Forensics for Dummies — D. Lyle. Finished early this week. It’s a place to start. But if this is as far as you go, your editor is going to charge back all of the time she has to spend fact checking your crime novel. Also suffers from falls flat attempts at humor. I“ll let you know when I find the “cool” books.
The Fractal Prince — Rajaniemi. Just started this. So far I’m having a good time with it.
Also picked up Lauren Beukes’ Zoo City. Post-something, maybe apocalypse — maybe just a really bad election year. South African. She’s got a wicked voice and a bitchin’ smirk. It’s my ice cream reward for getting a couple of not so fun tasks taken care of next week.
What have you been reading?
Forensics for Dummies, Douglas P. Lyle — What it says on the tin. Simplistic but it does the trick as all I’m looking for a smattering of background and some vocabulary lessons. The interesting stuff will come later.
29th Years Best Science Fiction, Dozios — Dipping in and out. This will take weeks.
For the Love of a Dog, Patricia B. McConnell — Do dogs have emotional lives?
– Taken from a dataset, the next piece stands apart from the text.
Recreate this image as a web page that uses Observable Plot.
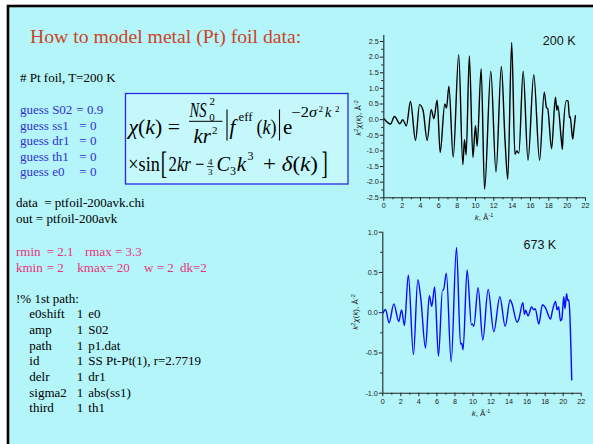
<!DOCTYPE html>
<html><head><meta charset="utf-8">
<script src="https://cdn.jsdelivr.net/npm/d3@7"></script>
<script src="https://cdn.jsdelivr.net/npm/@observablehq/plot@0.6"></script>
<style>
html,body{margin:0;padding:0;background:#fff;}
#stage{position:relative;width:593px;height:444px;overflow:hidden;}
#stage > svg{position:absolute;}
</style></head><body><div id="stage"></div>
<script>
// ---------- data ----------
const k200 = [0.05,0.73,1.17,1.75,2.07,2.46,2.91,3.46,3.9,4.28,4.73,5.17,5.46,5.82,6.15,6.65,6.84,7.1,7.57,8.17,8.62,8.8,8.98,9.33,9.72,10.0,10.18,10.62,10.99,11.67,12.24,12.82,13.22,13.52,13.95,14.3,14.5,14.73,15.2,15.73,16.36,16.99,17.5,17.75,17.87,18.3,18.72,18.88,18.98,19.35,19.48,19.55,19.92,20.1,20.25,20.33,20.6,20.72,20.9];
const chi200 = [0.02,-0.14,0.1,-0.13,0.0,-0.2,0.58,-0.66,0.48,0.3,-0.66,0.32,0.03,0.62,-1.05,0.5,0.37,1.07,-1.2,2.08,-1.44,-0.64,-1.13,2.04,-1.21,-0.19,-0.85,1.63,-2.23,1.55,-1.68,1.7,-0.64,-1.91,2.47,-1.11,-1.0,-1.07,1.55,-1.3,1.44,-1.3,0.88,0.38,0.36,-0.93,0.72,0.3,0.45,-0.61,-0.95,-0.5,0.61,0.6,0.06,0.1,-0.62,-0.35,0.13];
const k673 = [0.04,0.3,0.7,1.22,1.77,2.08,2.4,2.83,3.4,3.88,4.22,4.73,5.16,5.43,5.75,6.17,6.62,6.72,7.05,7.58,8.17,8.62,8.75,8.9,9.35,9.83,9.95,10.09,10.57,11.09,11.68,12.31,12.98,13.57,14.12,14.3,14.9,15.08,15.53,15.7,15.85,16.1,16.5,16.75,16.9,17.3,17.7,18.04,18.6,18.8,19.15,19.33,19.5,19.7,19.85,20.07,20.2,20.38,20.5,20.6,20.7,20.95];
const chi673 = [0.0,0.04,-0.125,0.11,-0.11,0.035,-0.16,0.47,-0.52,0.41,0.17,-0.44,0.21,0.08,0.32,-0.54,0.28,0.28,0.49,-0.61,0.81,-0.39,-0.38,-0.46,0.53,-0.15,-0.14,-0.17,0.31,-0.34,0.29,-0.235,0.2,-0.17,0.16,0.12,-0.12,-0.08,0.125,-0.02,0.03,-0.04,0.07,0.035,0.05,-0.14,0.1,0.06,-0.08,0.02,0.14,0.035,0.075,-0.1,-0.08,0.2,0.05,0.235,0.15,0.16,0.07,-0.835];
const xTicks = [0,2,4,6,8,10,12,14,16,18,20,22];
const xMinorTicks = [1,3,5,7,9,11,13,15,17,19,21];
const yTicks200 = [-2.5,-2,-1.5,-1,-0.5,0,0.5,1,1.5,2,2.5];
const yMinor200 = [-2.25,-1.75,-1.25,-0.75,-0.25,0.25,0.75,1.25,1.75,2.25];
const yTicks673 = [-1,-0.5,0,0.5,1];
const yMinor673 = [-0.75,-0.25,0.25,0.75];
const label200 = "200 K";
const label673 = "673 K";

const titleText = "How to model metal (Pt) foil data:";
const headerText = "# Pt foil, T=200 K";
const guessNames = ["guess S02","guess ss1","guess dr1","guess th1","guess e0"];
const guessValues = ["= 0.9","= 0","= 0","= 0","= 0"];
const fileLines = ["data  = ptfoil-200avk.chi","out = ptfoil-200avk"];
const rLine = ["rmin","= 2.1","rmax = 3.3"];
const kLine = ["kmin","= 2","kmax= 20","w = 2","dk=2"];
const pathHead = "!% 1st path:";
const pathKeys = ["e0shift","amp","path","id","delr","sigma2","third"];
const pathIdx = ["1","1","1","1","1","1","1"];
const pathVals = ["e0","S02","p1.dat","SS Pt-Pt(1), r=2.7719","dr1","abs(ss1)","th1"];

// ---------- style ----------
const BG = "#b4f5f9";
const SERIF = "'Liberation Serif','Times New Roman',serif";
const SANS = "'Liberation Sans',Arial,sans-serif";
const stage = d3.select("#stage");

// ---------- slide background & text ----------
const svg = stage.append("svg").attr("width",593).attr("height",444).style("left","0px").style("top","0px");
svg.append("rect").attr("width",593).attr("height",444).attr("fill","#fff");
svg.append("rect").attr("x",8).attr("y",6).attr("width",700).attr("height",600)
  .attr("fill",BG).attr("stroke","#000").attr("stroke-width",2.6);

function txt(x,y,s,o={}){
  const t = svg.append("text").attr("x",x).attr("y",y)
    .attr("font-family",o.family||SERIF).attr("font-size",o.size||13)
    .attr("fill",o.fill||"#000").attr("text-anchor",o.anchor||"start")
    .style("white-space","pre");
  if (o.italic) t.attr("font-style","italic");
  if (o.transform) t.attr("transform",o.transform);
  if (o.len) t.attr("textLength",o.len).attr("lengthAdjust","spacingAndGlyphs");
  if (Array.isArray(s)) {
    for (const p of s) {
      const ts = t.append("tspan").text(p.t);
      if (p.i) ts.attr("font-style","italic");
      if (p.dy) ts.attr("dy",p.dy);
      if (p.s) ts.attr("font-size",p.s);
    }
  } else t.text(s);
  return t;
}

txt(30,42.7,titleText,{size:19.7,fill:"#cc4426"});
txt(20,81.7,headerText,{size:13});
const BLUE = "#3030d8", PINK = "#e8327c";
guessNames.forEach((g,i)=>{
  const y = 114 + i*15.5;
  txt(20,y,g,{size:13,fill:BLUE});
  txt(i===0?76.3:79.3,y,guessValues[i],{size:13,fill:BLUE});
});
fileLines.forEach((l,i)=>txt(16,207+i*16.3,l,{size:13}));
txt(16,256,rLine[0],{size:13,fill:PINK});
txt(46.7,256,rLine[1],{size:13,fill:PINK});
txt(85,256,rLine[2],{size:13,fill:PINK});
[16,46.7,77.3,144,180].forEach((x,i)=>txt(x,271.7,kLine[i],{size:13,fill:PINK}));
txt(16,302.7,pathHead,{size:13});
pathKeys.forEach((k,i)=>{
  const y = 318.3 + i*15.66;
  txt(29.3,y,k,{size:13});
  txt(76.7,y,pathIdx[i],{size:13});
  txt(88.3,y,pathVals[i],{size:13});
});

// ---------- formula box ----------
svg.append("rect").attr("x",125.5).attr("y",93.5).attr("width",222.5).attr("height",90.5)
  .attr("fill","#c4f8fb").attr("stroke","#2a2ae6").attr("stroke-width",1.3);
const F = 21;
txt(128.5,133.5,[{t:"χ",i:1},{t:"("},{t:"k",i:1},{t:") ="}],{size:F,len:51.5});
txt(189.5,116.5,[{t:"NS",i:1}],{size:F,len:17});
txt(209.3,121,"0",{size:11});
txt(209.6,104.5,"2",{size:11});
svg.append("line").attr("x1",189).attr("x2",222.5).attr("y1",121.3).attr("y2",121.3).attr("stroke","#000").attr("stroke-width",1);
txt(193.5,143.3,[{t:"kr",i:1}],{size:F,len:17.5});
txt(212,133.5,"2",{size:11});
svg.append("line").attr("x1",227).attr("x2",227).attr("y1",109.5).attr("y2",140.5).attr("stroke","#000").attr("stroke-width",1.1);
txt(229.5,133.5,[{t:"f",i:1}],{size:F});
txt(238.5,120.5,"eff",{size:12.5,len:14});
txt(256.5,133.5,[{t:"("},{t:"k",i:1},{t:")"}],{size:F,len:20});
svg.append("line").attr("x1",279.5).attr("x2",279.5).attr("y1",109.5).attr("y2",140.5).attr("stroke","#000").attr("stroke-width",1.1);
txt(283,133.5,"e",{size:F});
txt(291.5,117,[{t:"−2"},{t:"σ",i:1}],{size:14,len:25.5});
txt(318.5,112,"2",{size:9});
txt(325,117,[{t:"k",i:1}],{size:14});
txt(335,112,"2",{size:9});
// line 2
txt(128.3,171,"×sin",{size:F,len:31.5});
txt(160.8,174.4,"[",{size:31,len:6.3});
txt(168.5,171,[{t:"2"},{t:"kr",i:1},{t:" −"}],{size:F,len:36});
txt(210.3,165,"4",{size:9,anchor:"middle"});
svg.append("line").attr("x1",207).attr("x2",213.6).attr("y1",166.6).attr("y2",166.6).attr("stroke","#000").attr("stroke-width",0.8);
txt(210.3,174.5,"3",{size:9,anchor:"middle"});
txt(216.5,171,[{t:"C",i:1}],{size:F,len:13.5});
txt(230,175,"3",{size:12});
txt(236.7,171,[{t:"k",i:1}],{size:F});
txt(247.5,160,"3",{size:12});
txt(263,171,[{t:"+ "},{t:"δ",i:1},{t:"("},{t:"k",i:1},{t:")"}],{size:F,len:55});
txt(321.5,174.4,"]",{size:31,len:6.3});

// ---------- charts ----------
function chart(ks, vs, o){
  const data = ks.map((k,i)=>({k, v: vs[i]}));
  const p = Plot.plot({
    width: 253, height: 205,
    marginLeft: o.ml, marginRight: o.mr, marginTop: o.mt, marginBottom: o.mb,
    x: {domain:[0,22]}, y: {domain: o.yDomain},
    style: {background:"transparent", overflow:"visible", fontFamily: SANS, color:"#222"},
    marks: [
      Plot.axisY(o.yTicks, {tickSize:3.5, tickPadding:1.5, tickFormat:d=>d.toFixed(1), fontSize:7.2, label:null}),
      Plot.axisY(o.yMinor, {tickSize:2, tickFormat:()=>"", label:null}),
      Plot.axisX(xTicks, {tickSize:3.5, tickPadding:2, tickFormat:d=>String(d), fontSize:7.2, label:null}),
      Plot.axisX(xMinorTicks, {tickSize:2, tickFormat:()=>"", label:null}),
      Plot.ruleX([0], {y1:o.yDomain[0], y2:o.yTop, stroke:"#222", strokeWidth:1.1}),
      Plot.ruleY([o.yDomain[0]], {x1:0, x2:22, stroke:"#222", strokeWidth:1.1}),
      Plot.line(data, {x:"k", y:"v", curve:"monotone-x", stroke:o.color, strokeWidth:1.4}),
      Plot.text([o.label], {frameAnchor:"top-right", dx:o.ldx, dy:o.ldy, fontSize:12.5, fill:"#111", textAnchor:"end"})
    ]
  });
  p.style.left = o.left+"px"; p.style.top = o.top+"px";
  document.getElementById("stage").appendChild(p);
}
chart(k200, chi200, {left:340, top:20, ml:43.3, mr:8, mt:21, mb:27.7, yDomain:[-2.5,2.5], yTop:2.69,
  yTicks:yTicks200, yMinor:yMinor200, color:"#000", label:label200, ldx:-10, ldy:-5});
chart(k673, chi673, {left:340, top:220, ml:42.3, mr:12.3, mt:11.7, mb:32.3, yDomain:[-1,1], yTop:1,
  yTicks:yTicks673, yMinor:yMinor673, color:"#0a0aff", label:label673, ldx:-25, ldy:8});

// axis titles
function ylab(x,y){
  txt(0,0,[{t:"k",i:1},{t:"2",dy:-3,s:5.5},{t:"χ",i:1,dy:3},{t:"("},{t:"k",i:1},{t:"), Å"},{t:"-2",dy:-3,s:5.5}],
    {family:SANS,size:8,anchor:"middle",transform:`translate(${x},${y}) rotate(-90)`,fill:"#222"});
}
function xlab(x,y){
  txt(x,y,[{t:"k",i:1},{t:", Å"},{t:"-1",dy:-3,s:5.5}],{family:SANS,size:8,anchor:"middle",fill:"#222"});
}
ylab(361,118); ylab(358,312);
xlab(484,220); xlab(481,416);
</script></body></html>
Poems (published in 1820), John Keats — because I’m listening to Dan Simmons’ Hyperion. Making my brain mushy.
Catching up on some old issues of Clarkesworld, Azimov’s, Analog, etc. I’ll owe you all a post on a couple of short stories that you should look up.
Mechanique: A Tale of the Circus Tresaulti, Genevieve Valentine — A rust, and brown, and darkly stained circus of half humans and half monsters (or are they?) traveling through an equally stained world. There are love stories, and war stories, and a bit of a caper. But mostly there is an odd, eerie, strangely hopeful magic. It’s creepy; I loved it.
Devil Said Bang (Sandman Slim), Richard Kadrey — Fourth in the series that shows clear signs of having originally been intended to be a trilogy but now extended to at least six. Stark, who is now Lucifer, escapes too easily from Hell to L.A. Too easily considering the so much was made of the impossibly of said return in the previous book. Also a lot of jokes about Hell’s bureaucracy. Rote appearances by cast members from the previous books — just so you remember them and the obligatory romantic complication that has all the heat of my breakfast. Weak enough that I may not bother with the remainder of the series. Not weak enough that I’ll pass on anything else Mr. Kadrey writes out of hand. Butcher Bird which was, by his own admission, considerably less commercial, remains one my favorites. BTW — there are some excerpts from a Locus interview with Kardey posted.
I also spent a lot of time sampling material and adding to the “Read Next” pile. Most of the sample are of books about forensics, some popular some technical, that I’m looking over while I contemplate how to divvy up forensics capabilities in a mixed tech world. I’ve also come to the conclusion that one of my dream library jobs exists, that it’s local, and that I’d have to commit murder to get it. (There’s an incumbent and murdering a reference librarian who manages a forensics library has got to be one of the stupidest ideas ever. But it might make a good story plot. Hmmmm…)
Going onto the Read Next — Fiction pile are the newest from C. Valente The Girl Who Fell Beneath Fairyland and Led the Revels There. Also Hannu Rajaniemi brings back Jean de Flambeur (Quantum Thief) in The Fractal Prince.
Also seeking recommendations from anyone who has read Stewart O’Nan. Best book to start with?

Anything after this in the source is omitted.